● Aim of the exercise:
Quote all of the data that follows exactly as written, skipping the images.

● Data block:
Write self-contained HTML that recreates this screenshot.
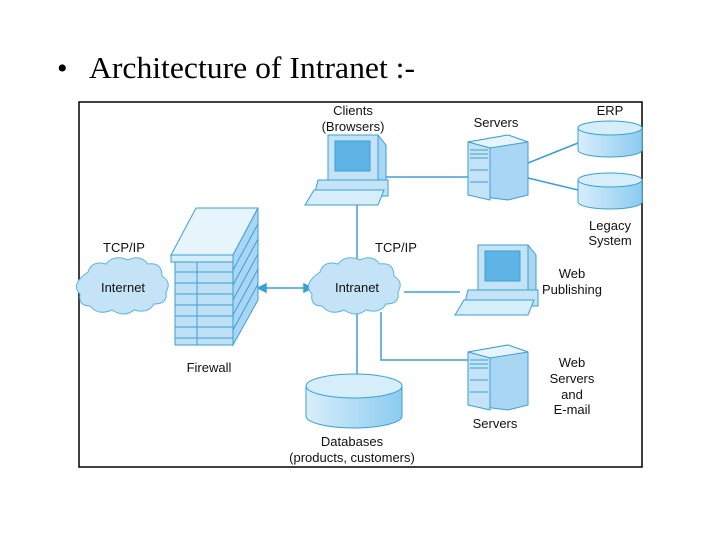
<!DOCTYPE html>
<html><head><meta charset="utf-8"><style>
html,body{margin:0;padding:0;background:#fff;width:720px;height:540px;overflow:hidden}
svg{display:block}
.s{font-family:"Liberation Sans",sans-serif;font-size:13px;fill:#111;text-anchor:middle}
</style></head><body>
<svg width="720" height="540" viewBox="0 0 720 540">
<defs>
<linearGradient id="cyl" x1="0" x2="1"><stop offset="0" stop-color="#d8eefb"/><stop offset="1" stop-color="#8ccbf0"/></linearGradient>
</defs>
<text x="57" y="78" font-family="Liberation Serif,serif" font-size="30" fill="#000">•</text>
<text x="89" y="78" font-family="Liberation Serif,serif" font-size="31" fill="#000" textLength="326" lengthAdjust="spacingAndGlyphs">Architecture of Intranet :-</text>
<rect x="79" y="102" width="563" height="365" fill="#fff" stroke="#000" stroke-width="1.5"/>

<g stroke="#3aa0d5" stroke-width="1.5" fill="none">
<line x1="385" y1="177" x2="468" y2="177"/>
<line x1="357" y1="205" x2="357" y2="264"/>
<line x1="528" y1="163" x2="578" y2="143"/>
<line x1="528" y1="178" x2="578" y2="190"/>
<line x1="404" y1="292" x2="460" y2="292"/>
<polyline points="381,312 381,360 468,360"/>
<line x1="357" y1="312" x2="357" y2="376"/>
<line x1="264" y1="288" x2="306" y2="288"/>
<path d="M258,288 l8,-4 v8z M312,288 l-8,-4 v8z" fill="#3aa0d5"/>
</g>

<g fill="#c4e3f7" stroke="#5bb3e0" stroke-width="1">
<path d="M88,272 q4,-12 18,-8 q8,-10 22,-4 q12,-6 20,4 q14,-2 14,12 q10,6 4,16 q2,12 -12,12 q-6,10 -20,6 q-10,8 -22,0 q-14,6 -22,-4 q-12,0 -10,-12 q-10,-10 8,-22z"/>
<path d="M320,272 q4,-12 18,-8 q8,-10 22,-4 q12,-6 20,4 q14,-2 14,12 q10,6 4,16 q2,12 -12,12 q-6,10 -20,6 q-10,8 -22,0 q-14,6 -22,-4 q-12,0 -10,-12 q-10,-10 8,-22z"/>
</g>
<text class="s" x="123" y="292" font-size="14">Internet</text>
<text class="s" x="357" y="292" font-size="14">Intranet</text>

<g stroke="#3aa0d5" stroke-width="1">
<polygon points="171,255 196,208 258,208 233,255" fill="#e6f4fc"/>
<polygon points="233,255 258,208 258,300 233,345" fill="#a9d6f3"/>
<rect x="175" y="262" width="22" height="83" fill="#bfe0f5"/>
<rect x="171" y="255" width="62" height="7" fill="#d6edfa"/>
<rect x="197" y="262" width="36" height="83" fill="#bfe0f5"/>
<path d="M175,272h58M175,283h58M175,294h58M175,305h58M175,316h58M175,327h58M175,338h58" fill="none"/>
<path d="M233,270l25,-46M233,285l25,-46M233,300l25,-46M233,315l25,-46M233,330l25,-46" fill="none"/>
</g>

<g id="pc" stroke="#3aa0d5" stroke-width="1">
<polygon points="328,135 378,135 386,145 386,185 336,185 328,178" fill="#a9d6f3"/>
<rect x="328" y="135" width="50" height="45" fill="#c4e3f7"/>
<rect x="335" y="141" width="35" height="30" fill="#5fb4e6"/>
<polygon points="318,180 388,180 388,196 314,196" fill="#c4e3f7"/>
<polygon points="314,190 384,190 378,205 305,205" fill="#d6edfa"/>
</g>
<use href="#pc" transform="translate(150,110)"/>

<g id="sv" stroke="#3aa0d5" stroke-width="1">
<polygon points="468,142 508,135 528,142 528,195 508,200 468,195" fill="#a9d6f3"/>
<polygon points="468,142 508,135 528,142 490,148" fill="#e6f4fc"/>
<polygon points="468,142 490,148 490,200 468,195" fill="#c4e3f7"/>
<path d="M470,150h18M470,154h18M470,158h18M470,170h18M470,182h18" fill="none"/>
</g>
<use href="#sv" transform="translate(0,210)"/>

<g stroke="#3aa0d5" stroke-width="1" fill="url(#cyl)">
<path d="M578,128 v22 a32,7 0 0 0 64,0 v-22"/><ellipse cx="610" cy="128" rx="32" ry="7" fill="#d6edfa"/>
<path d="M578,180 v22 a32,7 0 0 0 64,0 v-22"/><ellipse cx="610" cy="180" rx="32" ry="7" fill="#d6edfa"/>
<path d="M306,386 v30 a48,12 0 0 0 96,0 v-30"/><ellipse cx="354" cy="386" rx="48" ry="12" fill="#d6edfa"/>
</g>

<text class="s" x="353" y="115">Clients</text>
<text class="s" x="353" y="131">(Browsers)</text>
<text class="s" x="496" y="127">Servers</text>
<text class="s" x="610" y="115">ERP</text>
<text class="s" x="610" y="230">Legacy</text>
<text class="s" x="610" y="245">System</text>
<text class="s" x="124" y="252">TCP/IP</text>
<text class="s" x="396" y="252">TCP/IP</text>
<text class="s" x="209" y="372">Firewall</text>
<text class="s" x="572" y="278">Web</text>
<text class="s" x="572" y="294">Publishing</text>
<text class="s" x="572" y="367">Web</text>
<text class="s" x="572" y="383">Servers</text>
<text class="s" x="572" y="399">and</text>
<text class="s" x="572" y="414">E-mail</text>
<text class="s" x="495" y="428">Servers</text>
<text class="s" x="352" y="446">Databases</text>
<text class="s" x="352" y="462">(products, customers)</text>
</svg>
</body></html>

● Solution below:
Write self-contained HTML that recreates this screenshot.
<!DOCTYPE html>
<html><head><meta charset="utf-8"><style>
html,body{margin:0;padding:0;background:#fff;width:720px;height:540px;overflow:hidden}
svg{display:block}
.s{font-family:"Liberation Sans",sans-serif;font-size:13px;fill:#111;text-anchor:middle}
</style></head><body>
<svg width="720" height="540" viewBox="0 0 720 540">
<defs>
<linearGradient id="cyl" x1="0" x2="1"><stop offset="0" stop-color="#d8eefb"/><stop offset="1" stop-color="#8ccbf0"/></linearGradient>
</defs>
<text x="57" y="78" font-family="Liberation Serif,serif" font-size="30" fill="#000">•</text>
<text x="89" y="78" font-family="Liberation Serif,serif" font-size="31" fill="#000" textLength="326" lengthAdjust="spacingAndGlyphs">Architecture of Intranet :-</text>
<rect x="79" y="102" width="563" height="365" fill="#fff" stroke="#000" stroke-width="1.5"/>

<g stroke="#3aa0d5" stroke-width="1.5" fill="none">
<line x1="385" y1="177" x2="468" y2="177"/>
<line x1="357" y1="205" x2="357" y2="264"/>
<line x1="528" y1="163" x2="578" y2="143"/>
<line x1="528" y1="178" x2="578" y2="190"/>
<line x1="404" y1="292" x2="460" y2="292"/>
<polyline points="381,312 381,360 468,360"/>
<line x1="357" y1="312" x2="357" y2="376"/>
<line x1="264" y1="288" x2="306" y2="288"/>
<path d="M258,288 l8,-4 v8z M312,288 l-8,-4 v8z" fill="#3aa0d5"/>
</g>

<g fill="#c4e3f7" stroke="#5bb3e0" stroke-width="1">
<path d="M88,272 q4,-12 18,-8 q8,-10 22,-4 q12,-6 20,4 q14,-2 14,12 q10,6 4,16 q2,12 -12,12 q-6,10 -20,6 q-10,8 -22,0 q-14,6 -22,-4 q-12,0 -10,-12 q-10,-10 8,-22z"/>
<path d="M320,272 q4,-12 18,-8 q8,-10 22,-4 q12,-6 20,4 q14,-2 14,12 q10,6 4,16 q2,12 -12,12 q-6,10 -20,6 q-10,8 -22,0 q-14,6 -22,-4 q-12,0 -10,-12 q-10,-10 8,-22z"/>
</g>
<text class="s" x="123" y="292" font-size="14">Internet</text>
<text class="s" x="357" y="292" font-size="14">Intranet</text>

<g stroke="#3aa0d5" stroke-width="1">
<polygon points="171,255 196,208 258,208 233,255" fill="#e6f4fc"/>
<polygon points="233,255 258,208 258,300 233,345" fill="#a9d6f3"/>
<rect x="175" y="262" width="22" height="83" fill="#bfe0f5"/>
<rect x="171" y="255" width="62" height="7" fill="#d6edfa"/>
<rect x="197" y="262" width="36" height="83" fill="#bfe0f5"/>
<path d="M175,272h58M175,283h58M175,294h58M175,305h58M175,316h58M175,327h58M175,338h58" fill="none"/>
<path d="M233,270l25,-46M233,285l25,-46M233,300l25,-46M233,315l25,-46M233,330l25,-46" fill="none"/>
</g>

<g id="pc" stroke="#3aa0d5" stroke-width="1">
<polygon points="328,135 378,135 386,145 386,185 336,185 328,178" fill="#a9d6f3"/>
<rect x="328" y="135" width="50" height="45" fill="#c4e3f7"/>
<rect x="335" y="141" width="35" height="30" fill="#5fb4e6"/>
<polygon points="318,180 388,180 388,196 314,196" fill="#c4e3f7"/>
<polygon points="314,190 384,190 378,205 305,205" fill="#d6edfa"/>
</g>
<use href="#pc" transform="translate(150,110)"/>

<g id="sv" stroke="#3aa0d5" stroke-width="1">
<polygon points="468,142 508,135 528,142 528,195 508,200 468,195" fill="#a9d6f3"/>
<polygon points="468,142 508,135 528,142 490,148" fill="#e6f4fc"/>
<polygon points="468,142 490,148 490,200 468,195" fill="#c4e3f7"/>
<path d="M470,150h18M470,154h18M470,158h18M470,170h18M470,182h18" fill="none"/>
</g>
<use href="#sv" transform="translate(0,210)"/>

<g stroke="#3aa0d5" stroke-width="1" fill="url(#cyl)">
<path d="M578,128 v22 a32,7 0 0 0 64,0 v-22"/><ellipse cx="610" cy="128" rx="32" ry="7" fill="#d6edfa"/>
<path d="M578,180 v22 a32,7 0 0 0 64,0 v-22"/><ellipse cx="610" cy="180" rx="32" ry="7" fill="#d6edfa"/>
<path d="M306,386 v30 a48,12 0 0 0 96,0 v-30"/><ellipse cx="354" cy="386" rx="48" ry="12" fill="#d6edfa"/>
</g>

<text class="s" x="353" y="115">Clients</text>
<text class="s" x="353" y="131">(Browsers)</text>
<text class="s" x="496" y="127">Servers</text>
<text class="s" x="610" y="115">ERP</text>
<text class="s" x="610" y="230">Legacy</text>
<text class="s" x="610" y="245">System</text>
<text class="s" x="124" y="252">TCP/IP</text>
<text class="s" x="396" y="252">TCP/IP</text>
<text class="s" x="209" y="372">Firewall</text>
<text class="s" x="572" y="278">Web</text>
<text class="s" x="572" y="294">Publishing</text>
<text class="s" x="572" y="367">Web</text>
<text class="s" x="572" y="383">Servers</text>
<text class="s" x="572" y="399">and</text>
<text class="s" x="572" y="414">E-mail</text>
<text class="s" x="495" y="428">Servers</text>
<text class="s" x="352" y="446">Databases</text>
<text class="s" x="352" y="462">(products, customers)</text>
</svg>
</body></html>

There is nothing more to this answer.